As of Thursday morning, roughly 40,300 customers remained without electricity across Mississippi—down from a peak of more than 48,000 during the height of the storms, MEMA said. Six counties—Amite, Lawrence, Lincoln, Smith, Pike, and Walthall—reported some level of storm damage, according to the agency, which noted that the figures were preliminary and expected to change as assessments continued.
The deaths mark the latest toll from a relentless stretch of violent weather that has hammered states from Texas to Michigan over the past week, spawning tornadoes, producing massive hailstones, and leaving communities in ruins.
"We've so far been fortunate that no other significant injuries have been reported," Newton County Sheriff Shannon Cothran said Wednesday, adding that search and rescue operations were still underway. "We still have a lot of excessive amount of traffic that we simply do not need. Once again, we ask people don't come to see the devastation or how many trees are down. Just let us have the room to work and stay off the roads in the immediate Lake Village area."
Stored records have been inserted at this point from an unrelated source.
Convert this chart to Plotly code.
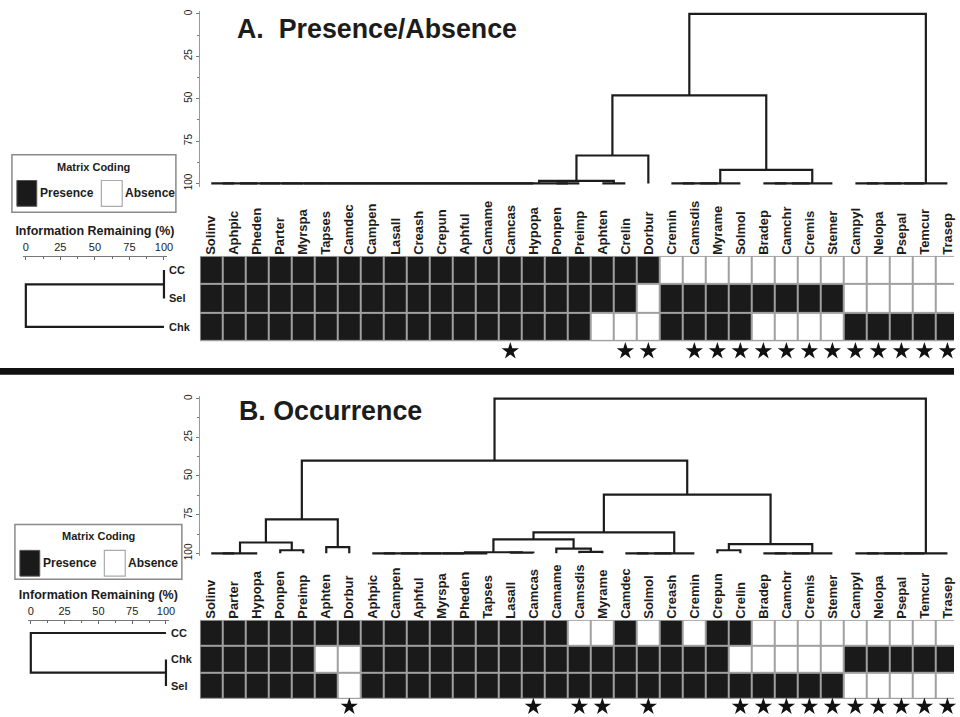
import plotly.graph_objects as go

W, H = 960, 717
FONT = "Liberation Sans, Arial, sans-serif"
INK = "#1c1c1c"
GRID = "#a0a0a0"

# ---------------- data: panel A (Presence/Absence) ----------------
LEAVES_A = ["Solinv", "Aphpic", "Pheden", "Parter", "Myrspa", "Tapses", "Camdec", "Campen",
            "Lasall", "Creash", "Crepun", "Aphful", "Camame", "Camcas", "Hypopa", "Ponpen",
            "Preimp", "Aphten", "Crelin", "Dorbur", "Cremin", "Camsdis", "Myrame", "Solmol",
            "Bradep", "Camchr", "Cremis", "Stemer", "Campyl", "Nelopa", "Psepal", "Temcur", "Trasep"]
ROWS_A = ["CC", "Sel", "Chk"]
CC_A = [1] * 20 + [0] * 13
SEL_A = [1] * 19 + [0] + [1] * 8 + [0] * 5
CHK_A = [1] * 17 + [0, 0, 0] + [1] * 4 + [0] * 4 + [1] * 5
STARS_A = ["Camcas", "Crelin", "Dorbur", "Camsdis", "Myrame", "Solmol", "Bradep", "Camchr",
           "Cremis", "Stemer", "Campyl", "Nelopa", "Psepal", "Temcur", "Trasep"]
# chains of consecutive leaves joined at a level (information remaining, %)
CHAINS_A = [("g1", "Solinv", "Hypopa", 100), ("g1b", "Ponpen", "Preimp", 100),
            ("g2", "Aphten", "Crelin", 100), ("g3", "Cremin", "Solmol", 100),
            ("g4", "Bradep", "Stemer", 100), ("g5", "Campyl", "Trasep", 100)]
MERGES_A = [("n0", "g1", "g1b", 100), ("n1", "n0", "g2", 98.5), ("n2", "n1", "Dorbur", 83.5),
            ("n3", "g3", "g4", 92), ("n4", "n2", "n3", 48), ("root", "n4", "g5", 0)]
ROW_MERGES_A = [("r1", "CC", "Sel", 100), ("r0", "r1", "Chk", 0)]

# ---------------- data: panel B (Occurrence) ----------------
LEAVES_B = ["Solinv", "Parter", "Hypopa", "Ponpen", "Preimp", "Aphten", "Dorbur", "Aphpic",
            "Campen", "Aphful", "Myrspa", "Pheden", "Tapses", "Lasall", "Camcas", "Camame",
            "Camsdis", "Myrame", "Camdec", "Solmol", "Creash", "Cremin", "Crepun", "Crelin",
            "Bradep", "Camchr", "Cremis", "Stemer", "Campyl", "Nelopa", "Psepal", "Temcur", "Trasep"]
ROWS_B = ["CC", "Chk", "Sel"]
CC_B = [1] * 16 + [0, 0, 1, 0, 1, 0, 1, 1] + [0] * 9
CHK_B = [1] * 5 + [0, 0] + [1] * 16 + [0] + [0] * 4 + [1] * 5
SEL_B = [1] * 6 + [0] + [1] * 21 + [0] * 5
STARS_B = ["Dorbur", "Camcas", "Camsdis", "Myrame", "Solmol", "Crelin", "Bradep", "Camchr",
           "Cremis", "Stemer", "Campyl", "Nelopa", "Psepal", "Temcur", "Trasep"]
CHAINS_B = [("b1", "Solinv", "Hypopa", 100), ("b2", "Ponpen", "Preimp", 98),
            ("b3", "Aphten", "Dorbur", 96), ("b4", "Aphpic", "Tapses", 100),
            ("b5", "Lasall", "Camcas", 99.5), ("b6", "Camsdis", "Myrame", 99),
            ("b7", "Camdec", "Cremin", 100), ("b8", "Crepun", "Crelin", 98),
            ("b9", "Bradep", "Stemer", 100), ("b10", "Campyl", "Trasep", 100)]
MERGES_B = [("m1", "b1", "b2", 93), ("m2", "m1", "b3", 78), ("m3", "b4", "b5", 99.3),
            ("m4", "Camame", "b6", 97), ("m5", "m3", "m4", 91), ("m6", "m5", "b7", 86.5),
            ("m7", "b8", "b9", 94), ("m8", "m6", "m7", 62), ("m9", "m2", "m8", 40),
            ("root", "m9", "b10", 0)]
ROW_MERGES_B = [("r1", "Chk", "Sel", 100), ("r0", "CC", "r1", 0)]

AXIS_TICKS = [0, 25, 50, 75, 100]
LEAF_LEVEL = 100


def tree_paths(leaves, chains, merges):
    pos = {name: (i, LEAF_LEVEL) for i, name in enumerate(leaves)}
    xs, ys = [], []

    def join(a, b, h):
        xa, ha = pos[a]
        xb, hb = pos[b]
        xs.extend([xa, xa, xb, xb, None])
        ys.extend([ha, h, h, hb, None])
        return ((xa + xb) / 2, h)

    for name, first, last, h in chains:
        i0, i1 = leaves.index(first), leaves.index(last)
        cur = leaves[i0]
        for j in range(i0 + 1, i1 + 1):
            pos[name] = join(cur, leaves[j], h)
            cur = name
    for name, a, b, h in merges:
        pos[name] = join(a, b, h)
    return xs, ys


# ---------------- layout helpers (pixel -> paper) ----------------
def fx(p):
    return p / W


def fy(p):
    return 1 - p / H


COL_X0, COL_W = 201, 23.15
XRANGE = [-0.5, (W - COL_X0) / COL_W - 0.5]
XDOM = [fx(COL_X0), 1.0]
PAD = 2
STAR_BAND = 0.5  # extra rows of axis below the matrix for the star row


def vert_axis(p0, p100):
    k = (p100 - p0) / 100
    top, bot = p0 - PAD * k, p100 + PAD * k
    return [fy(bot), fy(top)], [100 + PAD, -PAD]


def horiz_axis(p0, p100):
    k = (p100 - p0) / 100
    return [fx(p0 - PAD * k), fx(p100 + PAD * k)], [-PAD, 100 + PAD]


fig = go.Figure()
layout = dict(width=W, height=H, margin=dict(l=0, r=0, t=0, b=0), autosize=False,
              paper_bgcolor="white", plot_bgcolor="rgba(0,0,0,0)", showlegend=False,
              font=dict(family=FONT, color=INK))
shapes, annotations = [], []

PANELS = [
    dict(leaves=LEAVES_A, rows=ROWS_A, z=[CC_A, SEL_A, CHK_A], stars=STARS_A, chains=CHAINS_A,
         merges=MERGES_A, row_merges=ROW_MERGES_A, axn=(1, 2, 3), dendro=(12, 183),
         matrix=(256, 342), star_y=2.85, rowtree=(26, 165), legend=(12, 154, 165, 58),
         title="A.  Presence/Absence", title_pos=(236, 27)),
    dict(leaves=LEAVES_B, rows=ROWS_B, z=[CC_B, CHK_B, SEL_B], stars=STARS_B, chains=CHAINS_B,
         merges=MERGES_B, row_merges=ROW_MERGES_B, axn=(4, 5, 6), dendro=(400, 556),
         matrix=(623, 703), star_y=2.78, rowtree=(31, 167), legend=(15, 527, 168, 55),
         title="B. Occurrence", title_pos=(238, 412)),
]

for P in PANELS:
    nd, nm, nr = P["axn"]
    leaves = P["leaves"]
    n = len(leaves)
    nrows = len(P["rows"])
    # --- column dendrogram ---
    xs, ys = tree_paths(leaves, P["chains"], P["merges"])
    fig.add_trace(go.Scatter(x=xs, y=ys, mode="lines", line=dict(color=INK, width=2.2),
                             xaxis=f"x{nd}", yaxis=f"y{nd}", hoverinfo="skip"))
    ydom, yrng = vert_axis(*P["dendro"])
    layout[f"xaxis{nd}"] = dict(domain=XDOM, range=XRANGE, visible=False, anchor=f"y{nd}")
    layout[f"yaxis{nd}"] = dict(domain=ydom, range=yrng, anchor=f"x{nd}", tickvals=AXIS_TICKS,
                                tickangle=-90, ticks="outside", ticklen=3, tickcolor="#777",
                                minor=dict(dtick=12.5, ticks="outside", ticklen=2, tickcolor="#777"),
                                showline=True, linecolor="#999", linewidth=1, showgrid=False,
                                zeroline=False, tickfont=dict(size=10, color=INK))
    # --- matrix ---
    mt, mb = P["matrix"]
    row_h = (mb - mt) / nrows
    fig.add_trace(go.Heatmap(z=P["z"], x=list(range(n)), y=list(range(nrows)),
                             colorscale=[[0, "#ffffff"], [1, "#1a1a1a"]], zmin=0, zmax=1,
                             showscale=False, xgap=2, ygap=2, hoverinfo="skip",
                             xaxis=f"x{nm}", yaxis=f"y{nm}"))
    shapes.append(dict(type="rect", xref=f"x{nm}", yref=f"y{nm}", x0=-0.5, x1=n - 0.5,
                       y0=-0.5, y1=nrows - 0.5, fillcolor=GRID, line=dict(width=0),
                       layer="below"))
    star_idx = [leaves.index(s) for s in P["stars"]]
    fig.add_trace(go.Scatter(x=star_idx, y=[P["star_y"]] * len(star_idx), mode="markers",
                             marker=dict(symbol="star", size=13, color="#111"), cliponaxis=False,
                             xaxis=f"x{nm}", yaxis=f"y{nm}", hoverinfo="skip"))
    layout[f"xaxis{nm}"] = dict(domain=XDOM, range=XRANGE, anchor=f"y{nm}", side="top",
                                tickvals=list(range(n)), ticktext=leaves, tickangle=-90,
                                ticks="", showgrid=False, zeroline=False, showline=False,
                                ticklabeloverflow="allow",
                                tickfont=dict(size=13, color=INK, weight="bold"))
    bottom_px = min(mb + STAR_BAND * row_h, H)
    layout[f"yaxis{nm}"] = dict(domain=[fy(bottom_px), fy(mt)],
                                range=[nrows - 0.5 + (bottom_px - mb) / row_h, -0.5],
                                anchor=f"x{nm}", visible=False)
    # --- row dendrogram ---
    rxs, rys = tree_paths(P["rows"], [], P["row_merges"])
    fig.add_trace(go.Scatter(x=rys, y=rxs, mode="lines", line=dict(color=INK, width=2.2),
                             xaxis=f"x{nr}", yaxis=f"y{nm}", hoverinfo="skip"))
    xdom, xrng = horiz_axis(*P["rowtree"])
    layout[f"xaxis{nr}"] = dict(domain=xdom, range=xrng, anchor="free", position=fy(mt),
                                side="top", tickvals=AXIS_TICKS, ticks="inside", ticklen=3,
                                tickcolor="#666",
                                minor=dict(dtick=12.5, ticks="inside", ticklen=2, tickcolor="#666"),
                                showline=True, linecolor="#777", linewidth=1, showgrid=False,
                                zeroline=False, tickfont=dict(size=11, color=INK),
                                title=dict(text="Information Remaining (%)", standoff=2,
                                           font=dict(size=12.5, color=INK, weight="bold")))
    for i, r in enumerate(P["rows"]):
        annotations.append(dict(text=r, xref=f"x{nr}", yref=f"y{nm}", x=100, y=i,
                                xanchor="left", yanchor="middle", xshift=3, showarrow=False,
                                font=dict(size=11, color=INK, weight="bold")))
    # --- legend box ---
    lx, ly, lw, lh = P["legend"]
    shapes.append(dict(type="rect", xref="paper", yref="paper", x0=fx(lx), x1=fx(lx + lw),
                       y0=fy(ly + lh), y1=fy(ly), line=dict(color="#8a8a8a", width=1.5),
                       fillcolor="white"))
    shapes.append(dict(type="rect", xref="paper", yref="paper", x0=fx(lx + 5), x1=fx(lx + 25),
                       y0=fy(ly + 52), y1=fy(ly + 26), line=dict(color="#555", width=1),
                       fillcolor="#1a1a1a"))
    shapes.append(dict(type="rect", xref="paper", yref="paper", x0=fx(lx + 90), x1=fx(lx + 111),
                       y0=fy(ly + 52), y1=fy(ly + 26), line=dict(color="#aaa", width=1.2),
                       fillcolor="white"))
    annotations.append(dict(text="Matrix Coding", xref="paper", yref="paper", x=fx(lx + lw / 2),
                            y=fy(ly + 12), xanchor="center", yanchor="middle", showarrow=False,
                            font=dict(size=11, color=INK, weight="bold")))
    annotations.append(dict(text="Presence", xref="paper", yref="paper", x=fx(lx + 26),
                            y=fy(ly + 39), xanchor="left", yanchor="middle", showarrow=False,
                            font=dict(size=12, color=INK, weight="bold")))
    annotations.append(dict(text="Absence", xref="paper", yref="paper", x=fx(lx + 112),
                            y=fy(ly + 39), xanchor="left", yanchor="middle", showarrow=False,
                            font=dict(size=12, color=INK, weight="bold")))
    # --- panel title ---
    tx, ty = P["title_pos"]
    annotations.append(dict(text=P["title"], xref="paper", yref="paper", x=fx(tx), y=fy(ty),
                            xanchor="left", yanchor="middle", showarrow=False,
                            font=dict(size=26.8, color=INK, weight="bold")))

# separator bar between panels
shapes.append(dict(type="rect", xref="paper", yref="paper", x0=0, x1=1, y0=fy(376), y1=fy(369),
                   fillcolor="#111", line=dict(width=0)))

layout["shapes"] = shapes
layout["annotations"] = annotations
fig.update_layout(**layout)
fig.write_html("out.html", config={"displayModeBar": False},
               post_script="document.body.style.margin='0px';"
                           "document.body.style.overflow='hidden';")
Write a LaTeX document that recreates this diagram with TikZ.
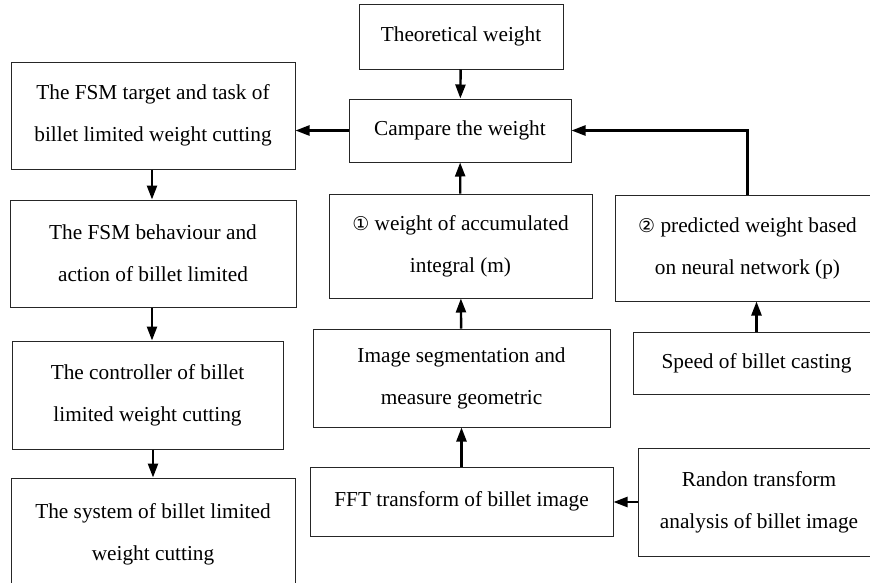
\documentclass[tikz,border=0pt]{standalone}
\usepackage{fontspec}
\setmainfont{Liberation Serif}
\newfontfamily\circfont{DejaVu Sans}
\usepackage{tikz}
\usetikzlibrary{arrows.meta, positioning}
\usetikzlibrary{calc}

\begin{document}
\begin{tikzpicture}[x=1pt, y=-1pt,
		wbox/.style={draw=black!85, line width=1pt, align=center, inner sep=0pt,
			font=\fontsize{21.3}{42}\selectfont},
		flow/.style={line width=2.4pt, -{Triangle[length=14pt,width=10pt]}}]
		\useasboundingbox (0,0) rectangle (870,582);
		\draw (461,36.5) node[wbox, minimum width=204, minimum height=65] (theo) {Theoretical weight}
		(460,130.5) node[wbox, minimum width=222, minimum height=63] (comp) {Campare the weight}
		(153,115.5) node[wbox, minimum width=284, minimum height=107] (target) {The FSM target and task of\\billet limited weight cutting}
		(153,253.5) node[wbox, minimum width=286, minimum height=107] (behav) {The FSM behaviour and\\action of billet limited}
		(147.5,395) node[wbox, minimum width=271, minimum height=108] (ctrl) {The controller of billet\\limited weight cutting}
		(153,534) node[wbox, minimum width=284, minimum height=112] (sys) {The system of billet limited\\weight cutting}
		(460.5,246) node[wbox, minimum width=263, minimum height=104] (accum) {{\circfont\fontsize{19}{42}\selectfont ①} weight of accumulated\\integral (m)}
		(461.5,378) node[wbox, minimum width=297, minimum height=98] (seg) {Image segmentation and\\measure geometric}
		(461.5,501.5) node[wbox, minimum width=303, minimum height=69] (fft) {FFT transform of billet image}
		(747.5,248) node[wbox, minimum width=265, minimum height=106] (pred) {{\circfont\fontsize{19}{42}\selectfont ②} predicted weight based\\on neural network (p)}
		(756.5,363) node[wbox, minimum width=247, minimum height=62] (speed) {Speed of billet casting}
		(759,502) node[wbox, minimum width=242, minimum height=108] (randon) {Randon transform\\analysis of billet image};

		\draw[flow] (theo) -- (comp);
		\draw[flow] (comp.west) -- (comp.west -| target.east);
		\draw[flow] (accum) -- (comp);
		\draw[flow] (seg) -- (accum);
		\draw[flow] (fft) -- (seg);
		\draw[flow] (randon.west) -- (randon.west -| fft.east);
		\draw[flow] (speed.north) -- (speed.north |- pred.south);
		\draw[flow] (pred.north) |- (comp.east);
		\draw[flow] (target.south -| 152,0) -- (behav.north -| 152,0);
		\draw[flow] (behav.south -| 152,0) -- (ctrl.north -| 152,0);
		\draw[flow] (ctrl.south -| 153,0) -- (sys.north -| 153,0);
	\end{tikzpicture}
\end{document}
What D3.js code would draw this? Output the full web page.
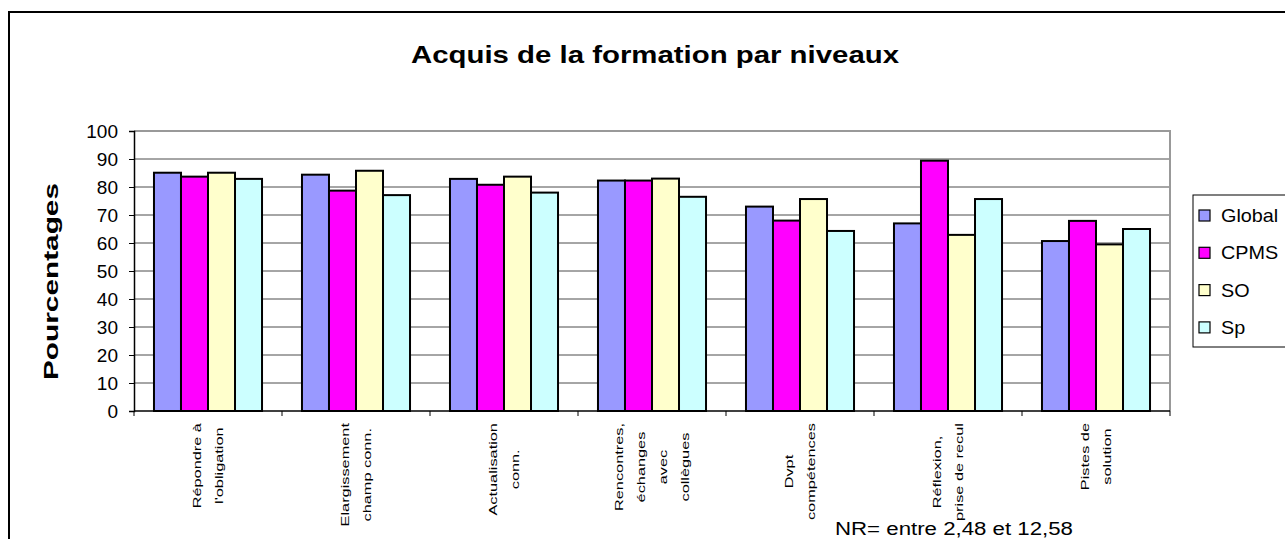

The National Weather Service attributed the Indiana damage to a single supercell that generated at least four tornadoes across Jasper and Starke counties in Indiana and Livingston and Kankakee counties in Illinois. Hailstones as large as five to six inches in diameter were reported in Kankakee, Illinois, where several buildings and homes sustained significant damage, though no deaths were confirmed there, according to the NWS and the Kankakee County Sheriff's Office.
The storm system's earlier rampage proved equally deadly. A mother and her teenage daughter were killed on March 5 when a tornado struck their vehicle near Fairview, Oklahoma. The following day, a married couple died in Beggs, Oklahoma, after a powerful tornado ravaged homes and schools in the area. In southern Michigan, four people were killed, and roughly a dozen were injured when multiple tornadoes touched down on March 6.